Remote Sensing of Sea Surface pCO2 in the Bering Sea in Summer Based on a Mechanistic Semi-Analytical Algorithm (MeSAA)

• Main Authors: Xuelian Song, Yan Bai, Wei-Jun Cai, Chen-Tung Arthur Chen, Delu Pan, Xianqiang He, Qiankun Zhu
• Format: Article
• Language: English
• Published: MDPI AG 2016-06-01
• Series: Remote Sensing
• Subjects: sea surface pCO2; satellite remote sensing; semi-analytical algorithm; the Bering Sea; marine carbonate system
• Online Access: http://www.mdpi.com/2072-4292/8/7/558

The Bering Sea, one of the largest and most productive marginal seas, is a crucial carbon sink for the marine carbonate system. However, restricted by the tough observation conditions, few underway datasets of sea surface partial pressure of carbon dioxide (pCO2) have been obtained, with most of them in the eastern areas. Satellite remote sensing data can provide valuable information covered by a large area synchronously with high temporal resolution for assessments of pCO2 that subsequently allow quantification of air-sea carbon dioxide 2 flux. However, pCO2 in the Bering Sea is controlled by multiple factors and thus it is hard to develop a remote sensing algorithm with empirical regression methods. In this paper pCO2 in the Bering Sea from July to September was derived based on a mechanistic semi-analytical algorithm (MeSAA). It was assumed that the observed pCO2 can be analytically expressed as the sum of individual components controlled by major factors. First, a reference water mass that was minimally influenced by biology and mixing was identified in the central basin, and then thermodynamic and biological effects were parameterized for the entire area.

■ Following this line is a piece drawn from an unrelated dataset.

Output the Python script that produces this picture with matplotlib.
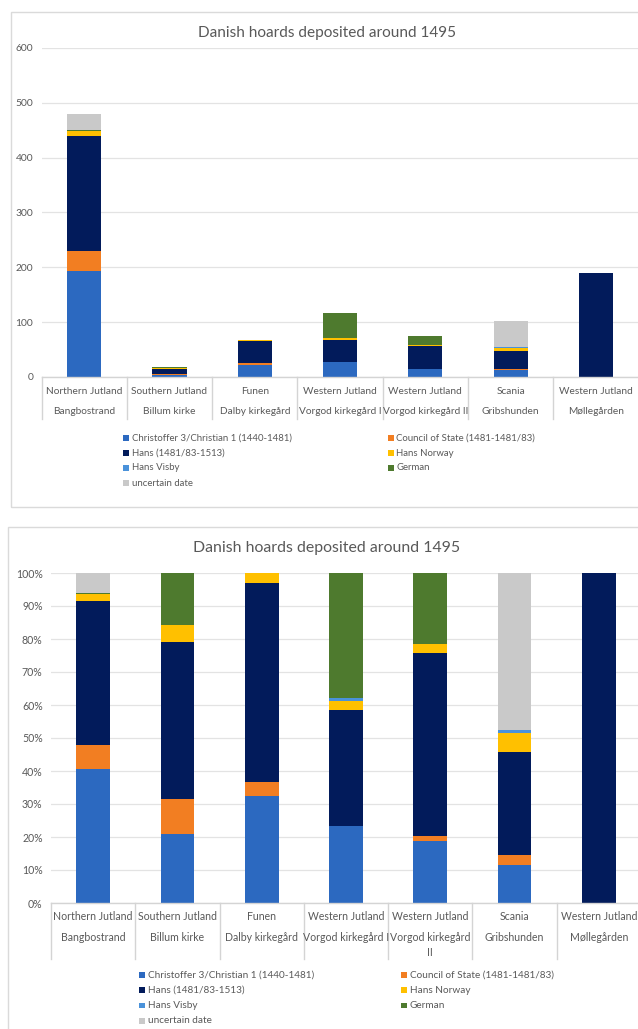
import matplotlib.pyplot as plt
import numpy as np
from matplotlib.patches import Rectangle
from matplotlib.ticker import FuncFormatter
from matplotlib.transforms import blended_transform_factory

plt.rcParams['font.family'] = ['Lato', 'DejaVu Sans']

regions = ['Northern Jutland', 'Southern Jutland', 'Funen', 'Western Jutland',
           'Western Jutland', 'Scania', 'Western Jutland']
sites = ['Bangbostrand', 'Billum kirke', 'Dalby kirkegård', 'Vorgod kirkegård I',
         'Vorgod kirkegård II', 'Gribshunden', 'Møllegården']
sites_wrapped = ['Bangbostrand', 'Billum kirke', 'Dalby kirkegård', 'Vorgod kirkegård I',
                 'Vorgod kirkegård\nII', 'Gribshunden', 'Møllegården']

series = ['Christoffer 3/Christian 1 (1440-1481)', 'Council of State (1481-1481/83)',
          'Hans (1481/83-1513)', 'Hans Norway', 'Hans Visby', 'German', 'uncertain date']
colours = ['#2C69C0', '#F27E22', '#021B5B', '#FFC000', '#4A92DA', '#4E7A2E', '#C9C9C9']

christoffer = [194, 4, 22, 27, 14, 12, 0]
council = [35, 2, 3, 0, 1, 3, 0]
hans = [210, 9, 41, 41, 41, 32, 190]
hans_norway = [10, 1, 2, 3, 2, 6, 0]
hans_visby = [0, 0, 0, 1, 0, 1, 0]
german = [1, 3, 0, 44, 16, 0, 0]
uncertain = [29, 0, 0, 0, 0, 49, 0]

counts = np.array([christoffer, council, hans, hans_norway, hans_visby, german, uncertain], dtype=float)
shares = counts / counts.sum(axis=0) * 100

W, H = 638, 1029
grey_text = '#595959'
line_grey = '#D4D4D4'


def fx(px):
    return px / W


def fy(py):
    return 1 - py / H


fig = plt.figure(figsize=(W / 100, H / 100), dpi=100)
fig.patch.set_facecolor('white')

# chart frames
fig.patches.append(Rectangle((fx(10.5), fy(507)), fx(700), (507 - 12) / H, transform=fig.transFigure,
                             fill=False, edgecolor='#DADADA', lw=1))
fig.patches.append(Rectangle((fx(8), fy(1040)), fx(700), (1040 - 527) / H, transform=fig.transFigure,
                             fill=False, edgecolor='#DADADA', lw=1))


def draw_chart(values, left, right, top, bottom, ymax, yticks, fmt, title_y, row_y, labels2,
               sep_end, legend_x, legend_x2, legend_y, sizes):
    tick_fs, cat_fs, leg_fs, title_fs = sizes
    ax = fig.add_axes([fx(left), fy(bottom), (right - left) / W, (bottom - top) / H])
    x = np.arange(len(regions))
    base = np.zeros(len(regions))
    for vals, col in zip(values, colours):
        ax.bar(x, vals, 0.4, bottom=base, color=col, linewidth=0, zorder=3)
        base += vals
    ax.set_xlim(-0.5, len(regions) - 0.5)
    ax.set_ylim(0, ymax)
    ax.set_yticks(yticks)
    ax.yaxis.set_major_formatter(FuncFormatter(fmt))
    ax.grid(axis='y', color='#E3E3E3', lw=0.9, zorder=0)
    for s in ax.spines.values():
        s.set_visible(False)
    ax.tick_params(axis='y', length=0, labelsize=tick_fs, labelcolor=grey_text, pad=6)
    ax.set_xticks([])
    ax.axhline(0, color=line_grey, lw=1, zorder=4, clip_on=False)

    tr = blended_transform_factory(ax.transData, fig.transFigure)
    for i in range(len(regions) + 1):
        ax.plot([i - 0.5, i - 0.5], [fy(bottom), fy(sep_end)], transform=tr, color=line_grey,
                lw=1, clip_on=False)
    for i in range(len(regions)):
        ax.text(i, fy(row_y[0]), regions[i], transform=tr, ha='center', va='center',
                fontsize=cat_fs, color=grey_text)
        ax.text(i, fy(row_y[1] - 6), labels2[i], transform=tr, ha='center', va='top',
                fontsize=cat_fs, color=grey_text, linespacing=1.45)

    fig.text(fx(327), fy(title_y), 'Danish hoards deposited around 1495', ha='center', va='center',
             fontsize=title_fs, color=grey_text)

    for k, (name, col) in enumerate(zip(series, colours)):
        lx = legend_x if k % 2 == 0 else legend_x2
        ly = legend_y[0] + (k // 2) * legend_y[1]
        fig.patches.append(Rectangle((fx(lx), fy(ly + 2.8)), 5.8 / W, 5.8 / H,
                                     transform=fig.transFigure, color=col, lw=0))
        fig.text(fx(lx + 8.5), fy(ly), name, ha='left', va='center', fontsize=leg_fs, color=grey_text)
    return ax


draw_chart(counts, 41.5, 638.6, 48, 377, 600, np.arange(0, 601, 100), lambda v, p: '%d' % v,
           33, (392, 413), sites, 419, 123, 388, (438, 15), (7.4, 7.3, 6.9, 11.1))
draw_chart(shares, 51, 641, 573, 903, 100, np.arange(0, 101, 10), lambda v, p: '%d%%' % v,
           548, (917, 938), sites_wrapped, 959, 139, 401, (975, 15.3), (7.6, 7.6, 7.2, 11.4))

fig.savefig('out.png', dpi=100)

Finally, we estimated pCO2 with satellite temperature and chlorophyll data. Satellite results agreed well with the underway observations. Our study suggested that throughout the Bering Sea the biological effect on pCO2 was more than twice as important as temperature, and contributions of other effects were relatively small. Furthermore, satellite observations demonstrate that the spring phytoplankton bloom had a delayed effect on summer pCO2 but that the influence of this biological event varied regionally; it was more significant on the continental slope, with a later bloom, than that on the shelf with an early bloom. Overall, the MeSAA algorithm was not only able to estimate pCO2 in the Bering Sea for the first time, but also provided a quantitative analysis of the contribution of various processes that influence pCO2.